Yes, you can shop around for insurance, you will have to disclose that you have made a claim, which will affect the premium.
I still think you should insist on a second quote.


----------



## Scotsgirl (3 Feb 2010)

The same thing happened to me. I reversed into a car door.  The owner of the car was so honest and didn't want me to think she was ripping me off in any way and asked me to go to the garage with her to get damage assessed.  Because of the position of the dent the garage said it wasn't possible to fix and a new door was required.  This cost quite a bit, mainly spraying and labour.

Perhaps this was the case with the car you reversed into.


----------



## PyritePete (3 Feb 2010)

the bottom link is the better one to view. Still while I am not a mechanic I dont see any reason why he needs a new door as it looks like it can be popped ( if that is the right trade term) out ?

As another poster said, check with Quinn. Some policies allow 1 unlimited claim within a 3 year period.

Good luck !!


----------



## jack2009 (3 Feb 2010)

You are right that it is not fair that it has taken him over a week and that he is demanding a decision within 24 hours.  Especially since we are talking €2k not €200 and as you have posted you dont have the money but want to get the issue sorted.

I am not a mechanic but everyone seems to be agreeing that you are very possibly getting ripped off.  You are entitled to a second quote and if insurance get involved they will want to asses the damange themselves .  So until you know whether you are claiming off insurance or not dont let him get the car fixed.

I have seen cars with worse dents on doors and they were simply bet out and resprayed.  Also thinking about it you were only reversing out of the drive and not going at high speed so it seems a bit unsafe for BMW if the door needs replacing after a knock!


----------



## Leo (3 Feb 2010)

jack2009 said:


> You are entitled to a second quote


 
Playing devil's advocate here, but as the OP is seeking to avoid the insurance route, they are not legally entitled to make any such demand. 



jack2009 said:


> I have seen cars with worse dents on doors and they were simply bet out and resprayed. Also thinking about it you were only reversing out of the drive and not going at high speed so it seems a bit unsafe for BMW if the door needs replacing after a knock!


 
This is nothing to do with safety. Having a panel beaten and re-sprayed will almost always be detectable after the fact. This would lower the value of the car. The BMW driver was not at fault, so should suffer no loss as a result. Having said that, they shouldn't be going looking to make money out of it either.

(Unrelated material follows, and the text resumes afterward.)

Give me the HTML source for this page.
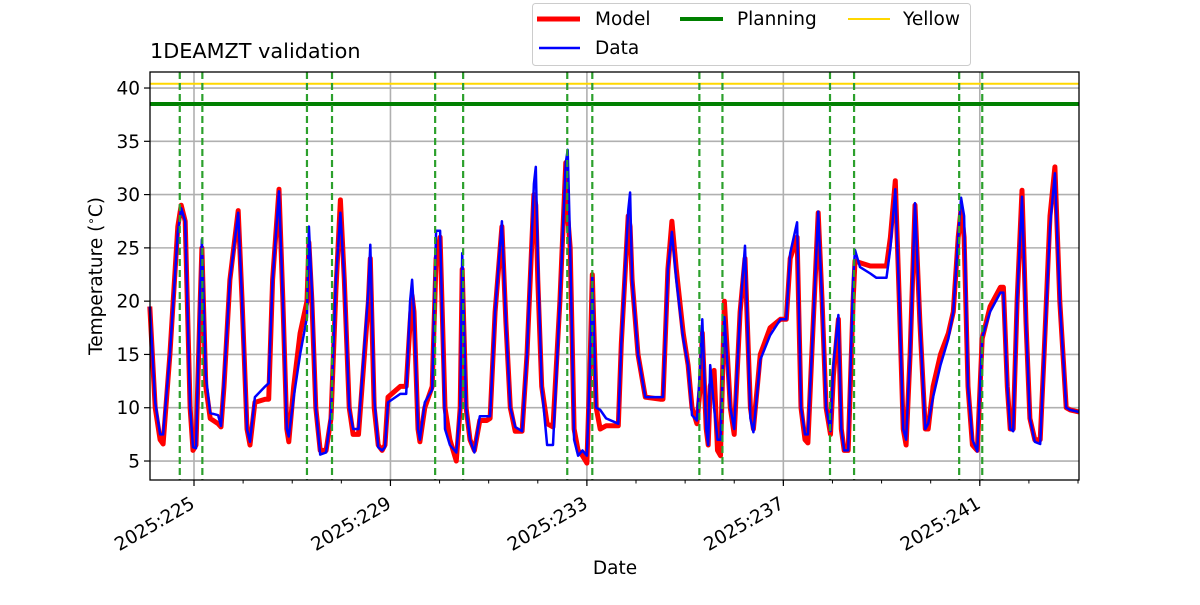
<!DOCTYPE html>
<html><head><meta charset="utf-8"><style>
body{margin:0;background:#fff;}
svg{font-family:"DejaVu Sans","Liberation Sans",sans-serif;}
</style></head><body>
<svg id="chart" width="1200" height="600" viewBox="0 0 1200 600" xmlns="http://www.w3.org/2000/svg">
<g id="grid"></g>
<g id="plot"></g>
<g id="axes"></g>
<text x="150" y="58" font-size="20.8">1DEAMZT validation</text>
<text x="615" y="574" font-size="18.5" text-anchor="middle">Date</text>
<text x="0" y="0" font-size="18.5" text-anchor="middle" transform="translate(102,276) rotate(-90)">Temperature (<tspan font-size="12" dy="-7">∘</tspan><tspan dy="7">C)</tspan></text>
<g>
<rect x="532.5" y="3.5" width="438" height="62" rx="3" fill="#fff" fill-opacity="0.85" stroke="#ccc"/>
<line x1="537" y1="19" x2="580" y2="19" stroke="#ff0000" stroke-width="5"/>
<text x="595" y="25" font-size="18.5">Model</text>
<line x1="539" y1="48" x2="580" y2="48" stroke="#0000ff" stroke-width="2.5"/>
<text x="595" y="54" font-size="18.5">Data</text>
<line x1="680" y1="19" x2="723" y2="19" stroke="#008000" stroke-width="4"/>
<text x="737" y="25" font-size="18.5">Planning</text>
<line x1="848" y1="19" x2="890" y2="19" stroke="#ffd700" stroke-width="2"/>
<text x="903" y="25" font-size="18.5">Yellow</text>
</g>
</svg>
<script>
const days=[224.10,224.21,224.31,224.37,224.51,224.67,224.74,224.82,224.92,224.98,225.04,225.12,225.16,225.24,225.33,225.49,225.55,225.61,225.73,225.90,225.98,226.08,226.14,226.24,226.45,226.52,226.60,226.73,226.81,226.89,226.93,227.03,227.16,227.30,227.34,227.40,227.48,227.57,227.69,227.79,227.89,227.98,228.06,228.16,228.24,228.35,228.55,228.59,228.67,228.75,228.83,228.89,228.95,229.20,229.32,229.40,229.44,229.48,229.56,229.60,229.70,229.85,229.93,230.01,230.11,230.21,230.34,230.42,230.46,230.54,230.62,230.71,230.82,230.96,231.03,231.13,231.27,231.35,231.44,231.54,231.68,231.78,231.92,231.96,232.00,232.08,232.19,232.31,232.45,232.57,232.61,232.66,232.74,232.82,232.91,233.00,233.07,233.11,233.19,233.27,233.39,233.64,233.70,233.84,233.88,233.92,234.04,234.19,234.49,234.55,234.65,234.73,234.82,234.96,235.06,235.14,235.24,235.31,235.35,235.43,235.47,235.51,235.59,235.66,235.72,235.80,235.92,236.00,236.12,236.22,236.33,236.39,236.53,236.73,236.94,237.06,237.14,237.28,237.36,237.44,237.50,237.58,237.71,237.79,237.87,237.96,238.02,238.12,238.18,238.24,238.32,238.42,238.46,238.56,238.77,238.89,239.10,239.18,239.28,239.36,239.44,239.50,239.58,239.68,239.78,239.89,239.95,240.05,240.20,240.36,240.46,240.56,240.62,240.68,240.76,240.85,240.95,241.05,241.21,241.42,241.48,241.56,241.62,241.68,241.76,241.86,241.94,242.02,242.12,242.23,242.31,242.43,242.53,242.63,242.76,242.84,243.02];
const model=[19.5,10,7,6.6,15,27,29,27.5,10,6,6.5,19,25,12,9,8.5,8.2,12,22,28.5,20,8,6.5,10.5,10.8,10.8,22,30.5,20,8,6.8,12,17,20,25.5,20,10,6,6,9,21,29.5,22,10,7.5,7.5,20,24,10,6.5,6,6.5,11,12,12,18,20.5,19,8,6.8,10,12,24,26,10,7,5,10,23,10,7,6,8.8,8.8,9,19,27,18,10,7.8,7.8,15,30,29,22,12,8.5,8.2,20,33,28,25,8,6,5.5,4.8,15,22.5,10,8,8.3,8.3,16,28,27,22,15,11,10.8,10.8,23,27.5,23,17,14,10,8.5,12,17,8,6.5,12,13.5,6,5.5,20,10,7.5,19,24,10,8,15,17.5,18.3,18.3,24,26,10,7,6.7,15,28.3,20,10,7.5,13,18.3,8,6,6,20,23.8,23.6,23.3,23.3,23.3,26,31.3,20,8,6.5,15,29,18,8,8,12,15,17,19,26,28.7,26,12,6.5,6,16.5,19.5,21.3,21.3,12,8,8,20,30.4,18,9,7,7,15,28,32.6,20,10,9.8,9.6];
const data=[19.5,10.5,7.5,7.5,15,26.5,28.7,27.5,10,6.3,6.2,20,25.8,13,9.5,9.3,8.3,12.5,22,28.3,20,8,6.8,11,12,12.3,22,30.3,20,8,7.3,11,15,18.5,27,21,10,5.6,5.8,9.5,22,28.3,22,10,8,8,21,25.3,11,6.3,6,6.3,10.5,11.3,11.3,20,22,19,8,7,10.5,11.7,26.6,26.6,8,6.5,5.8,10,24.5,10,7,5.8,9.2,9.2,9.2,19,27.5,18,10,8.2,7.8,15,31,32.6,24,12,6.5,6.5,20,33,34.2,25,7,5.5,6,5.5,15,22.3,10,9.8,9,8.5,16,28.5,30.2,22,15,11,11,11,23,26.5,22,16.5,14,9.3,8.8,14,18.3,8,6.5,14,10,7,7,18.5,10,8,19,25.2,9,7.7,14.5,16.8,18.3,18.3,24.5,27.4,10,7.5,7.5,15,28.4,20,10,7.8,14,18.7,8,6,6,22,24.8,23.2,22.6,22.2,22.2,25,30.5,20,8,7,15,29.2,18,8,8.5,11,14,16.5,19,26,29.7,28,12,7,5.9,16.6,19,20.8,20.8,12,8,7.8,20,29.8,18,9,6.8,6.6,15,27,32,20,10,9.8,9.6];
const yTicks=[5,10,15,20,25,30,35,40];
const xTickDays=[225,229,233,237,241];
const xTickLabels=["2025:225","2025:229","2025:233","2025:237","2025:241"];
const planningDays=[224.71,225.17,227.30,227.81,229.91,230.48,232.60,233.11,235.29,235.76,237.95,238.44,240.58,241.05];
const planningLevel=[38.5];
const yellowLevel=[40.4];
const L=150,R=1079,T=72,B=480,D0=224.104,D1=243.02;
const X=d=>L+(d-D0)*(R-L)/(D1-D0);
const Y=v=>514.3-10.657*v;
const NS="http://www.w3.org/2000/svg";
function mk(parent,tag,attrs){const e=document.createElementNS(NS,tag);for(const k in attrs)e.setAttribute(k,attrs[k]);document.getElementById(parent).appendChild(e);return e;}
yTicks.forEach(v=>{const e=mk('grid','line',{x1:L,x2:R,y1:Y(v),y2:Y(v),stroke:'#b0b0b0','stroke-width':1.6});


const t=mk('axes','line',{x1:L-6,x2:L,y1:Y(v),y2:Y(v),stroke:'#000','stroke-width':1.2});


const tx=mk('axes','text',{x:L-10,y:Y(v)+6.5,'font-size':18.5,'text-anchor':'end'});tx.textContent=v;

});
xTickDays.forEach((d,i)=>{const e=mk('grid','line',{x1:X(d),x2:X(d),y1:T,y2:B,stroke:'#b0b0b0','stroke-width':1.6});


const t=mk('axes','line',{x1:X(d),x2:X(d),y1:B,y2:B+6,stroke:'#000','stroke-width':1.2});


const tx=mk('axes','text',{x:0,y:0,'font-size':18.5,'text-anchor':'end',transform:`translate(${X(d)+2},${B+27}) rotate(-30)`});tx.textContent=xTickLabels[i];

});
for(let d=225;d<=243;d++){if(X(d)>R)break;const t=mk('axes','line',{x1:X(d),x2:X(d),y1:B,y2:B+3.5,stroke:'#000','stroke-width':1});

}
const pl=mk('plot','line',{x1:L,x2:R,y1:Y(planningLevel[0]),y2:Y(planningLevel[0]),stroke:'#008000','stroke-width':4});


const yl=mk('plot','line',{x1:L,x2:R,y1:Y(yellowLevel[0]),y2:Y(yellowLevel[0]),stroke:'#ffd700','stroke-width':2});


const pts=a=>days.map((d,i)=>X(d).toFixed(1)+','+Y(a[i]).toFixed(1)).join(' ');
const m=mk('plot','polyline',{points:pts(model),fill:'none',stroke:'#ff0000','stroke-width':5,'stroke-linejoin':'round'});


const dl=mk('plot','polyline',{points:pts(data),fill:'none',stroke:'#0000ff','stroke-width':2.5,'stroke-linejoin':'round'});


planningDays.forEach(d=>{const e=mk('plot','line',{x1:X(d),x2:X(d),y1:T,y2:B,stroke:'#2ca02c','stroke-width':2.2,'stroke-dasharray':'7,4'});

});
const fr=mk('axes','rect',{x:L,y:T,width:R-L,height:B-T,fill:'none',stroke:'#000','stroke-width':1.3});


</script>
</body></html>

Regarding insurance renewal, try get quotes from a few places now saying you've had 1 claim. See what the options are, some quotes will probably be off the scale though.
Leo


----------



## bluefirefly (3 Feb 2010)

Right. I just called QD. wow that guy had NOO interest in my story at all! guess its not an interesting job there. very blunt tho. 
why are you only calling us now?
did you call the guards?
Do you have VAT??? are you self employed?

anyways, thats done now. Letting them take over.2 years NCB is gone, oh well. 2grand is waay too much!!! 
My exess is 300euros which I can afford!

oh i asked him what my next premium will be and he said he can't at the moment. But I'll get a letter after the whole thing is settled and that I'll "get the idea then"???


----------



## Leo (3 Feb 2010)

Well, on the bright side, at least now the hassle is Quinn's to deal with. 

On the other hand, you may well pay more than 2k in the long run. I'd have gotten a couple of quotes under a false name before going down that route.


----------



## Pique318 (3 Feb 2010)

The reason you need a new door (or more correctly a 'door shell') is that the side impact protection bars have probably been damaged and therefore just repairing the skin is hiding the real damage.


----------



## bluefirefly (4 Feb 2010)

Leo said:


> Well, on the bright side, at least now the hassle is Quinn's to deal with.
> 
> On the other hand, you may well pay more than 2k in the long run. I'd have gotten a couple of quotes under a false name before going down that route.



for online quotes i usually use false informations just to get an idea of what it looks like.I know for 123.ie if they gave you a quote the first time and you dont get it,the second time you go back,the quote is at a much higher price.
 But after one claim I dont think I can get online quotes any more. So I need to phone them. Is it necessary to use false info when ringing insurance comapanies?


----------



## PyritePete (4 Feb 2010)

Pique318 said:


> The reason you need a new door (or more correctly a 'door shell') is that the side impact protection bars have probably been damaged and therefore just repairing the skin is hiding the real damage.


 
from looking at the link/photo the dent is quite high on the door - are the impact protection bars this high ?

Again I'm no mechanic...


----------